Vote for Miss Sunshine for President! I did.
(Although she wasn’t on the ballot literally, as parents, we always vote for our children, for their future. In the picture, she is showing off her pretty stars.)
My children and I watched Dr. Martin Luther King Jr’s “I have a dream speech today.” The media brimmed with links between Dr. King and President-elect Obama, two unmistakably charismatic black men. I understand the historical significance of a man of color reaching the White House. Perhaps we have all been holding our breath all these years and can now give a collective sigh. After tomorrow, that symbolic event will be part of the tapestry of American history like so many other events that have shaped the great nation we have become.

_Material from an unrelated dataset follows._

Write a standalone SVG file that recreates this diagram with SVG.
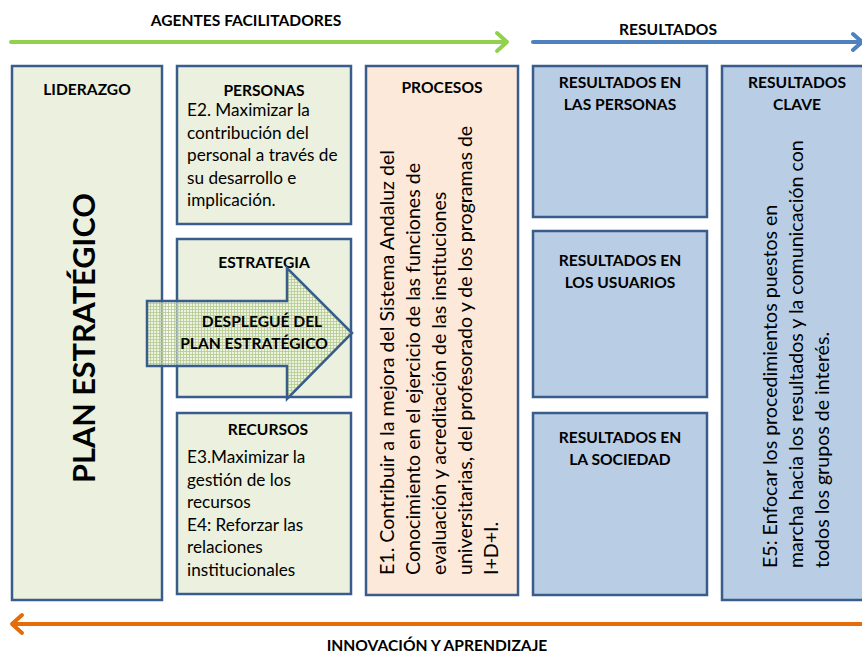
<svg xmlns="http://www.w3.org/2000/svg" width="862" height="653" viewBox="0 0 862 653">
<style>
  .box { stroke: #385D8A; stroke-width: 2.5; }
  .green { fill: #EBF1DE; }
  .peach { fill: #FDE9D9; }
  .blue { fill: #B9CDE5; }
  text { font-family: "Lato", "Open Sans", sans-serif; fill: #000; }
  .h { font-weight: bold; font-size: 15.6px; text-anchor: middle; }
  .t { font-size: 17.2px; }
  .v { font-size: 19.6px; }
  .big { font-weight: bold; font-size: 30.6px; text-anchor: middle; }
  .flow { fill: none; stroke-width: 4; stroke-linecap: round; stroke-linejoin: round; }
</style>
<defs>
  <pattern id="mesh" width="3" height="3" patternUnits="userSpaceOnUse">
    <rect width="3" height="3" fill="#EEF3E2" fill-opacity="0.5"/>
    <rect width="3" height="1" fill="#B3C78C" fill-opacity="0.75"/>
    <rect width="1" height="3" fill="#B3C78C" fill-opacity="0.75"/>
  </pattern>
</defs>

<g id="connectors">
  <g id="flow-agentes">
    <line class="flow" x1="11" y1="42" x2="506" y2="42" stroke="#92D050"/>
    <polyline class="flow" points="497,33 507,42 497,51" stroke="#92D050"/>
  </g>
  <g id="flow-resultados">
    <line class="flow" x1="533" y1="42" x2="862" y2="42" stroke="#4F81BD"/>
    <polyline class="flow" points="853,34 862,42 853,50" stroke="#4F81BD"/>
  </g>
  <g id="flow-innovacion">
    <line class="flow" x1="13" y1="624" x2="862" y2="624" stroke="#E46C0A"/>
    <polyline class="flow" points="22,615 12,624 22,633" stroke="#E46C0A"/>
  </g>
</g>

<text class="h" x="246" y="26">AGENTES FACILITADORES</text>
<text class="h" x="668" y="35">RESULTADOS</text>
<text class="h" x="437" y="651">INNOVACIÓN Y APRENDIZAJE</text>

<g id="liderazgo">
  <rect class="box green" x="12" y="66" width="150" height="534"/>
  <text class="h" x="87" y="95">LIDERAZGO</text>
  <text class="big" transform="translate(95,338) rotate(-90)">PLAN ESTRATÉGICO</text>
</g>

<g id="personas">
  <rect class="box green" x="177" y="66" width="174" height="158"/>
  <text class="h" x="264" y="96">PERSONAS</text>
  <text class="t" x="187" y="116">E2. Maximizar la</text>
  <text class="t" x="187" y="138.5">contribución del</text>
  <text class="t" x="187" y="161">personal a través de</text>
  <text class="t" x="187" y="183.5">su desarrollo e</text>
  <text class="t" x="187" y="206">implicación.</text>
</g>

<g id="estrategia">
  <rect class="box green" x="177" y="239" width="174" height="158"/>
  <text class="h" x="264" y="268">ESTRATEGIA</text>
</g>

<g id="recursos">
  <rect class="box green" x="177" y="413" width="174" height="181"/>
  <text class="h" x="268" y="435">RECURSOS</text>
  <text class="t" x="187" y="463">E3.Maximizar la</text>
  <text class="t" x="187" y="486">gestión de los</text>
  <text class="t" x="187" y="508">recursos</text>
  <text class="t" x="187" y="531">E4: Reforzar las</text>
  <text class="t" x="187" y="553">relaciones</text>
  <text class="t" x="187" y="576">institucionales</text>
</g>

<g id="despliegue">
  <polygon points="147,301 287,301 287,268 352,333 287,399 287,366 147,366" fill="url(#mesh)" stroke="#385D8A" stroke-width="2.5" stroke-linejoin="miter"/>
  <text class="h" x="262" y="327">DESPLEGUÉ DEL</text>
  <text class="h" x="254" y="349">PLAN ESTRATÉGICO</text>
</g>

<g id="procesos">
  <rect class="box peach" x="366" y="66" width="152" height="529"/>
  <text class="h" x="442" y="93">PROCESOS</text>
  <text class="v" transform="translate(394,575) rotate(-90)">E1. Contribuir a la mejora del Sistema Andaluz del</text>
  <text class="v" transform="translate(420,575) rotate(-90)">Conocimiento en el ejercicio de las funciones de</text>
  <text class="v" transform="translate(446,575) rotate(-90)">evaluación y acreditación de las instituciones</text>
  <text class="v" transform="translate(472,575) rotate(-90)">universitarias, del profesorado y de los programas de</text>
  <text class="v" transform="translate(498,575) rotate(-90)">I+D+I.</text>
</g>

<g id="res-personas">
  <rect class="box blue" x="533" y="66" width="174" height="151"/>
  <text class="h" x="620" y="88">RESULTADOS EN</text>
  <text class="h" x="620" y="110">LAS PERSONAS</text>
</g>

<g id="res-usuarios">
  <rect class="box blue" x="533" y="231" width="174" height="166"/>
  <text class="h" x="620" y="266">RESULTADOS EN</text>
  <text class="h" x="620" y="288">LOS USUARIOS</text>
</g>

<g id="res-sociedad">
  <rect class="box blue" x="533" y="413" width="174" height="182"/>
  <text class="h" x="620" y="443">RESULTADOS EN</text>
  <text class="h" x="620" y="465">LA SOCIEDAD</text>
</g>

<g id="res-clave">
  <rect class="box blue" x="722" y="66" width="151" height="534"/>
  <text class="h" x="797" y="88">RESULTADOS</text>
  <text class="h" x="797" y="110">CLAVE</text>
  <text class="v" transform="translate(777,568) rotate(-90)">E5: Enfocar los procedimientos puestos en</text>
  <text class="v" transform="translate(803,568) rotate(-90)">marcha hacia los resultados y la comunicación con</text>
  <text class="v" transform="translate(829,568) rotate(-90)">todos los grupos de interés.</text>
</g>
</svg>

I listened closely to Dr. King. He spoke of non-violence, unity, the fact that our destinies are woven together, some specific grievances (many of which serve as a vivid reminder of what life was like in the 1960s), and, of course, the dream that we will all one day be judged by “the content of our character, rather than the color of our skin.” Today, those ideas are so unarguable, that in itself should be considered a great success.
(Trust me, I don’t brush aside the fact that there is still prejudice of all stripes. We may never stamp it out entirely, but our objection to it is an important first step.)
The phrase that speaks to me, however, is the concept of being judged by the ‘content of character,’ not race, not religion, not the Prada bag on your shoulder, not the fancy title on your business card, not even the teeth missing in your head.
This ideal clings to us as Americans.
What does that mean, really? Are we ever judged by the content of our character? Would I be ready for such scrutiny?
In context, I believe he wanted to tell us that jobs should be given to those who best fill the position, people should go to jail only if they have beyond-a-doubt broken the laws to justify such a punishment: people are responsible for their successes AND their failures. Government does not give or take away, but simply arranges the structure within which we succeed or fail on our own.
I hope that the historical significance of President-elect Obama’s inauguration does bring a sense of blue skies to those who have for so long felt unable to succeed within the framework of America. I also hope that the government continues to create a framework within which the people of America can succeed, fail, and pursue happiness to their heart’s content.
It is within that framework that Dr. King’s dream finally becomes true that “we should be judged by the content of our character.” That doesn’t mean everything will be easy. That means you have a chance, and whether or not you take it is your responsibility: tough love, directly from Dr. King himself.
Mr. Obama will be judged by the content of his character every single day for the next four years. I hope he has the strength of character to vote for little Miss Sunshine, too.
As for my character? I plead the Fifth.